▶ [Data shown]
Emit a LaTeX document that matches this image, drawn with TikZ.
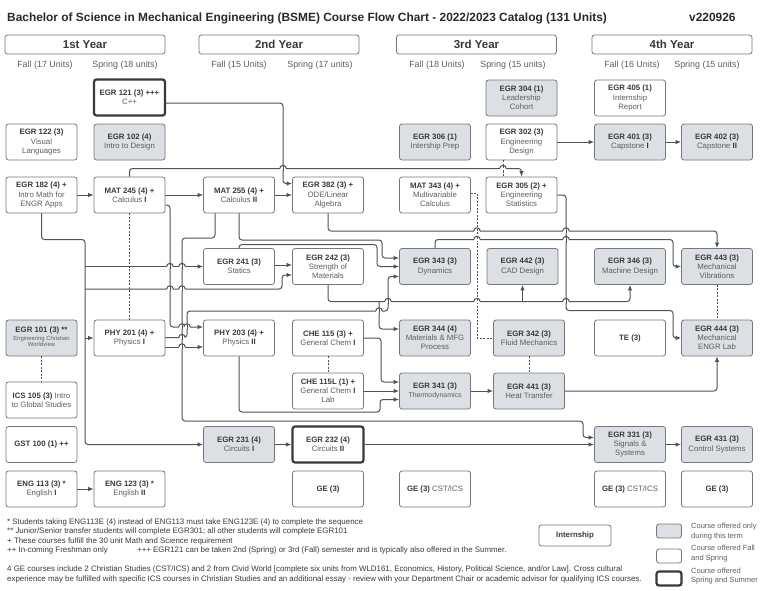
\documentclass[tikz,border=0pt]{standalone}
\usepackage{fontspec}
\setmainfont{Liberation Sans}
\usepackage{tikz}
\usetikzlibrary{arrows.meta}

\definecolor{linegray}{HTML}{4F5257}
\definecolor{boxgray}{HTML}{74777C}
\definecolor{termfill}{HTML}{DCDFE4}
\definecolor{darktext}{HTML}{3A3A3A}
\definecolor{subtext}{HTML}{5E5E5E}
\definecolor{titletext}{HTML}{2A2A2A}

\tikzset{
  course/.style={draw=boxgray, line width=0.8pt, rounded corners=2.5pt, fill=white,
    minimum width=71pt, minimum height=36pt, inner sep=1pt, align=center,
    font=\fontsize{7.8}{9.2}\selectfont, text=subtext},
  termonly/.style={course, fill=termfill},
  summer/.style={course, draw=darktext, line width=2.2pt},
  yearbox/.style={draw=boxgray, line width=0.8pt, rounded corners=2.5pt,
    minimum width=160pt, minimum height=19pt, inner sep=0pt,
    font=\fontsize{11.5}{13}\selectfont\bfseries, text=darktext},
  termlbl/.style={inner sep=0pt, font=\fontsize{8.9}{10}\selectfont, text=subtext},
  note/.style={anchor=base west, inner sep=0pt, font=\fontsize{7.9}{9}\selectfont, text=darktext},
  keytext/.style={anchor=west, inner sep=0pt, align=left, font=\fontsize{7.5}{9.4}\selectfont, text=subtext},
  linkline/.style={draw=linegray, line width=1pt, rounded corners=3pt},
  link/.style={linkline, -{Latex[length=5.5pt,width=4.5pt]}},
  coreq/.style={draw=linegray, line width=0.9pt, dash pattern=on 2pt off 1.5pt},
}

% course code in bold, title lines follow in grey
\newcommand{\code}[1]{\textcolor{darktext}{\textbf{#1}}}
\newcommand{\crs}[2]{\code{#1}\\#2}
\newcommand{\tinyline}[2]{{\fontsize{#1}{#1}\selectfont #2}}
% line hop over a vertical line
\newcommand{\hop}[3][link]{%
  \fill[white] (#2-3.2,#3-1.6) rectangle (#2+3.2,#3+1.6);
  \draw[#1,-] (#2,#3-2.2) -- (#2,#3+2.2);
  \draw[linkline] (#2-3.2,#3) arc[start angle=180,end angle=360,radius=3.2];}

\begin{document}
\begin{tikzpicture}[x=1pt,y=-1pt]
    \useasboundingbox (0,0) rectangle (769,590);
    \fill[white] (0,0) rectangle (769,590);

    \node[anchor=base west, inner sep=0pt, font=\fontsize{11.9}{14}\selectfont\bfseries, text=titletext] (title) at (7,21.5)
      {Bachelor of Science in Mechanical Engineering (BSME) Course Flow Chart - 2022/2023 Catalog (131 Units)};
    \node[anchor=base west, inner sep=0pt, font=\fontsize{11.9}{14}\selectfont\bfseries, text=titletext] (version) at (689,21.5) {v220926};

    \node[yearbox] (yr1) at (85,44.5) {1st Year};
    \node[yearbox] (yr2) at (279,44.5) {2nd Year};
    \node[yearbox] (yr3) at (476.5,44.5) {3rd Year};
    \node[yearbox] (yr4) at (672,44.5) {4th Year};

    \node[termlbl] (fall1) at (45,65.5) {Fall (17 Units)};
    \node[termlbl] (spr1) at (125,65.5) {Spring (18 units)};
    \node[termlbl] (fall2) at (239,65.5) {Fall (15 Units)};
    \node[termlbl] (spr2) at (320,65.5) {Spring (17 units)};
    \node[termlbl] (fall3) at (437,65.5) {Fall (18 Units)};
    \node[termlbl] (spr3) at (513,65.5) {Spring (15 units)};
    \node[termlbl] (fall4) at (632,65.5) {Fall (16 Units)};
    \node[termlbl] (spr4) at (707,65.5) {Spring (15 units)};

    % courses
    \node[summer] (egr121) at (129.5,97.5) {\crs{EGR 121 (3) +++}{C++}};
    \node[termonly] (egr304) at (521.5,98) {\crs{EGR 304 (1)}{Leadership\\Cohort}};
    \node[course] (egr405) at (630,98) {\crs{EGR 405 (1)}{Internship\\Report}};

    \node[course] (egr122) at (41.5,142) {\crs{EGR 122 (3)}{Visual\\Languages}};
    \node[termonly] (egr102) at (129.5,142) {\crs{EGR 102 (4)}{Intro to Design}};
    \node[termonly] (egr306) at (435,142) {\crs{EGR 306 (1)}{Intership Prep}};
    \node[course] (egr302) at (521.5,142) {\crs{EGR 302 (3)}{Engineering\\Design}};
    \node[termonly] (egr401) at (630,142) {\crs{EGR 401 (3)}{Capstone \code{I}}};
    \node[termonly] (egr402) at (717,142) {\crs{EGR 402 (3)}{Capstone \code{II}}};

    \node[course] (egr182) at (41.5,195) {\crs{EGR 182 (4) +}{Intro Math for\\ENGR Apps}};
    \node[course] (mat245) at (129.5,195) {\crs{MAT 245 (4) +}{Calculus \code{I}}};
    \node[course] (mat255) at (239,195) {\crs{MAT 255 (4) +}{Calculus \code{II}}};
    \node[course] (egr382) at (328,195) {\crs{EGR 382 (3) +}{ODE/Linear\\Algebra}};
    \node[course] (mat343) at (435,195) {\crs{MAT 343 (4) +}{Multivariable\\Calculus}};
    \node[course] (egr305) at (521.5,195) {\crs{EGR 305 (2) +}{Engineering\\Statistics}};

    \node[course] (egr241) at (239,266.5) {\crs{EGR 241 (3)}{Statics}};
    \node[course] (egr242) at (328,266.5) {\crs{EGR 242 (3)}{Strength of\\Materials}};
    \node[termonly] (egr343) at (435,266.5) {\crs{EGR 343 (3)}{Dynamics}};
    \node[termonly] (egr442) at (522.5,266.5) {\crs{EGR 442 (3)}{CAD Design}};
    \node[termonly] (egr346) at (630,266.5) {\crs{EGR 346 (3)}{Machine Design}};
    \node[termonly] (egr443) at (717,266.5) {\crs{EGR 443 (3)}{Mechanical\\Vibrations}};

    \node[termonly] (egr101) at (41.5,338) {\crs{EGR 101 (3) **}{\fontsize{5.9}{6.8}\selectfont\begin{tabular}{@{}c@{}}Engineering Christian\\Worldview\end{tabular}}};
    \node[course] (phy201) at (129.5,338) {\crs{PHY 201 (4) +}{Physics \code{I}}};
    \node[course] (phy203) at (239,338) {\crs{PHY 203 (4) +}{Physics \code{II}}};
    \node[course] (che115) at (328,338) {\crs{CHE 115 (3) +}{General Chem \code{I}}};
    \node[termonly] (egr344) at (435,338) {\crs{EGR 344 (4)}{Materials \& MFG\\Process}};
    \node[termonly] (egr342) at (529,338) {\crs{EGR 342 (3)}{Fluid Mechanics}};
    \node[course] (te) at (630,338) {\code{TE (3)}};
    \node[termonly] (egr444) at (717,338) {\crs{EGR 444 (3)}{Mechanical\\ENGR Lab}};

    \node[course] (ics105) at (41.5,400) {\code{ICS 105 (3)} Intro\\to Global Studies};
    \node[course] (che115l) at (328,391) {\crs{CHE 115L (1) +}{General Chem \code{I}\\Lab}};
    \node[termonly] (egr341) at (435,391) {\crs{EGR 341 (3)}{\tinyline{6.9}{Thermodynamics}}};
    \node[termonly] (egr441) at (529,391) {\crs{EGR 441 (3)}{Heat Transfer}};

    \node[course] (gst100) at (41.5,444.5) {\code{GST 100 (1) ++}};
    \node[termonly] (egr231) at (239,444.5) {\crs{EGR 231 (4)}{Circuits \code{I}}};
    \node[summer] (egr232) at (328,444.5) {\crs{EGR 232 (4)}{Circuits \code{II}}};
    \node[termonly] (egr331) at (630,444.5) {\crs{EGR 331 (3)}{Signals \&\\Systems}};
    \node[termonly] (egr431) at (717,444.5) {\crs{EGR 431 (3)}{Control Systems}};

    \node[course] (eng113) at (41.5,489) {\crs{ENG 113 (3) *}{English \code{I}}};
    \node[course] (eng123) at (129.5,489) {\crs{ENG 123 (3) *}{English \code{II}}};
    \node[course] (ge2a) at (328,489) {\code{GE (3)}};
    \node[course] (ge3a) at (435,489) {\code{GE (3)} CST/ICS};
    \node[course] (ge4a) at (630,489) {\code{GE (3)} CST/ICS};
    \node[course] (ge4b) at (717,489) {\code{GE (3)}};

    % junctions
    \coordinate (j241) at (85,266.5);
    \coordinate (j242) at (85,289);
    \coordinate (j201) at (85,338);
    \coordinate (j344) at (379,301.5);
    \coordinate (j442) at (522.5,301.5);

    % prerequisites
    \draw[link] (egr121.east |- 0,103) -- (283,103) -- (283,183.5) -- (egr382.west |- 0,183.5);
    \draw[link] (egr182) -- (mat245);
    \draw[link] (mat245) -- (mat255);
    \draw[link] (mat255) -- (egr382);
    \draw[link] (mat245.north) -- (129.5,168.5) -| (egr305.north);
    \draw[link] (egr302) -- (egr401);
    \draw[link] (egr401) -- (egr402);

    \draw[link] (egr182.south) -- (41.5,239.5) -- (85,239.5) -- (85,444.5) -- (egr231.west);
    \draw[link] (j241) -- (egr241.west);
    \draw[link] (j242) -- (282,289) -- (282,275) -- (egr242.west |- 0,275);
    \draw[link] (j201) -- (phy201.west);

    \draw[link] (mat245.east |- 0,205) -- (170,205) -- (170,327) -- (phy203.west |- 0,327);
    \draw[link] (mat255.south -| 215,0) -- (215,238) -- (182,238) -- (182,421) -- (583,421) -- (583,437.5) -- (egr331.west |- 0,437.5);
    \draw[link] (mat255.south) -- (239,240) -- (382,240) -- (382,258) -- (egr343.west |- 0,258);
    \draw[link] (egr241.north) -- (239,244.5) -- (377,244.5) -- (377,266.5) -- (egr343.west);
    \draw[link] (egr241.east |- 0,265) -- (egr242.west |- 0,265);
    \draw[link] (egr382.south) -- (328,231) -| (egr443.north);
    \draw[link] (egr343.north) -- (435,239.5) -- (673,239.5) -- (673,266.5) -- (egr443.west);
    \draw[link] (egr305.east) -- (566,195) -- (566,310.5) -- (673,310.5) -- (673,338) -- (egr444.west);
    \draw[link] (egr242.south) -- (328,301.5) -| (egr346.south);
    \draw[link] (j442) -- (egr442.south);
    \draw[link] (j344) -- (379,329) -- (egr344.west |- 0,329);
    \draw[link] (phy201.east |- 0,337.5) -- (187,337.5) -- (187,311) -- (388,311) -- (388,276.5) -- (egr343.west |- 0,276.5);
    \draw[link] (phy201.east |- 0,347) -- (phy203.west |- 0,347);
    \draw[link] (che115.east) -- (381,338) -- (381,382) -- (egr341.west |- 0,382);
    \draw[link] (che115l) -- (egr341);
    \draw[link] (phy203.south) -- (239,412) -- (380,412) -- (380,399.5) -- (egr341.west |- 0,399.5);
    \draw[link] (egr341) -- (egr441);
    \draw[link] (egr441.east) -| (egr444.south);
    \draw[link] (egr231) -- (egr232);
    \draw[link] (egr232) -- (egr331);
    \draw[link] (egr331) -- (egr431);
    \draw[link] (eng113) -- (eng123);

    % corequisites
    \draw[coreq] (egr302.south -| 503,0) -- (egr305.north -| 503,0);
    \draw[coreq] (mat245) -- (phy201);
    \draw[coreq] (mat343.east |- 0,193) -- (477,193) -- (477,338) -- (egr342.west);
    \draw[coreq] (che115) -- (che115l);
    \draw[coreq] (egr342) -- (egr441);
    \draw[coreq] (egr443) -- (egr444);
    \draw[coreq] (egr101) -- (ics105);

    % hops
    \hop{283}{168.5}
    \hop[coreq]{503}{168.5}
    \hop{170}{266.5} \hop{182}{266.5}
    \hop{170}{289} \hop{182}{289}
    \hop{182}{327} \hop{187}{327}
    \hop{182}{337.5} \hop{182}{347}
    \hop{379}{311} \hop{388}{301.5}
    \hop[coreq]{477}{301.5} \hop{566}{301.5}
    \hop[coreq]{477}{231} \hop{566}{231}
    \hop[coreq]{477}{239.5} \hop{566}{239.5}

    % notes
    \node[note] (note1) at (7,524) {* Students taking ENG113E (4) instead of ENG113 must take ENG123E (4) to complete the sequence};
    \node[note] (note2) at (7,533.5) {** Junior/Senior transfer students will complete EGR301; all other students will complete EGR101};
    \node[note] (note3) at (7,543) {+ These courses fulfill the 30 unit Math and Science requirement};
    \node[note] (note4) at (7,552.5) {++ In-coming Freshman only};
    \node[note] (note5) at (137,552.5) {+++ EGR121 can be taken 2nd (Spring) or 3rd (Fall) semester and is typically also offered in the Summer.};
    \node[note] (note6) at (7,571) {4 GE courses include 2 Christian Studies (CST/ICS) and 2 from Civid World [complete six units from WLD161, Economics, History, Political Science, and/or Law]. Cross cultural};
    \node[note] (note7) at (7,581) {experience may be fulfilled with specific ICS courses in Christian Studies and an additional essay - review with your Department Chair or academic advisor for qualifying ICS courses.};

    % legend
    \node[course, minimum width=72pt, minimum height=21pt, font=\fontsize{7.8}{9}\selectfont\bfseries, text=darktext] (intern) at (575,535.5) {Internship};
    \node[termonly, minimum width=25pt, minimum height=14pt] (keyterm) at (669,531) {};
    \node[course, minimum width=25pt, minimum height=14pt] (keyboth) at (669,556) {};
    \node[summer, minimum width=25pt, minimum height=14pt] (keysum) at (669,578.5) {};
    \node[keytext] (keytermtxt) at (691,531.5) {Course offered only\\during this term};
    \node[keytext] (keybothtxt) at (691,553.5) {Course offered Fall\\and Spring};
    \node[keytext] (keysumtxt) at (691,576) {Course offered\\Spring and Summer};
\end{tikzpicture}
\end{document}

▶ [To be done] Find all lines where the word "with" appears. Copy them.

▶ [Exercise result]
Emit a LaTeX document that matches this image, drawn with TikZ.
    \node[note] (note7) at (7,581) {experience may be fulfilled with specific ICS courses in Christian Studies and an additional essay - review with your Department Chair or academic advisor for qualifying ICS courses.};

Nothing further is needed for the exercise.